Reaping the rewards of going big on tech, DBS Group Holdings Ltd has pushed past Singapore Telecommunications Ltd to become Southeast Asia’s biggest company by market capitalisation.
Adopting a “digital to the core” strategy, Singapore’s largest bank has signalled that it will focus on customers who have generated a consistently higher return on equity.
The lender’s stock added 1.5% to a record at the Singapore close yesterday, giving it a market capitalisation of S$63.94bn ($47.5bn), compared with Singtel’s S$60.25bn. The telecommunications company, which declined 0.3% yesterday, is expected to face more competition from new Singapore mobile-phone entrant TPG Telecom Ltd. Tech stocks from Apple Inc to Alibaba Group Holding Ltd make up the world’s seven biggest companies by market value amid improving investor outlook for the
 industry.
“Some of this optimism may be reflective of what is happening with the tech firms,” said Diksha Gera, a Bloomberg Intelligence analyst in Singapore. “DBS is among the rare banks in the region who appears to be taking the challenge head-on with an extensive tech transformation.”

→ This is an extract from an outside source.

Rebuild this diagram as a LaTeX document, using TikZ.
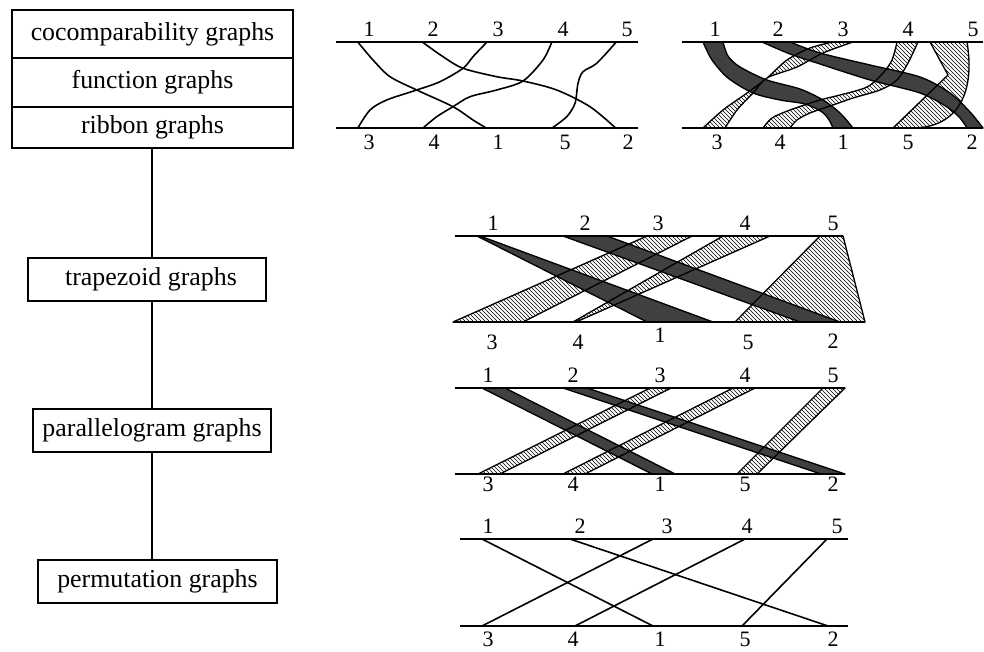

DBS chief executive officer Piyush Gupta delivered his digital strategy to investors and analysts last week, seeking to lower costs and boost returns. The bank has rallied 44% this year, more than twice the increase on the Bloomberg Asia Pacific Banks Index. Singtel added 1.1%, trailing the 13% gain in the Bloomberg Asia Pacific Telecommunications Index.


DBS Group’s stock added 1.5% to a record at the Singapore Stock Exchange yesterday, giving it a market capitalisation of S$63.94bn ($47.5bn), overtaking Singtel’s S$60.25bn.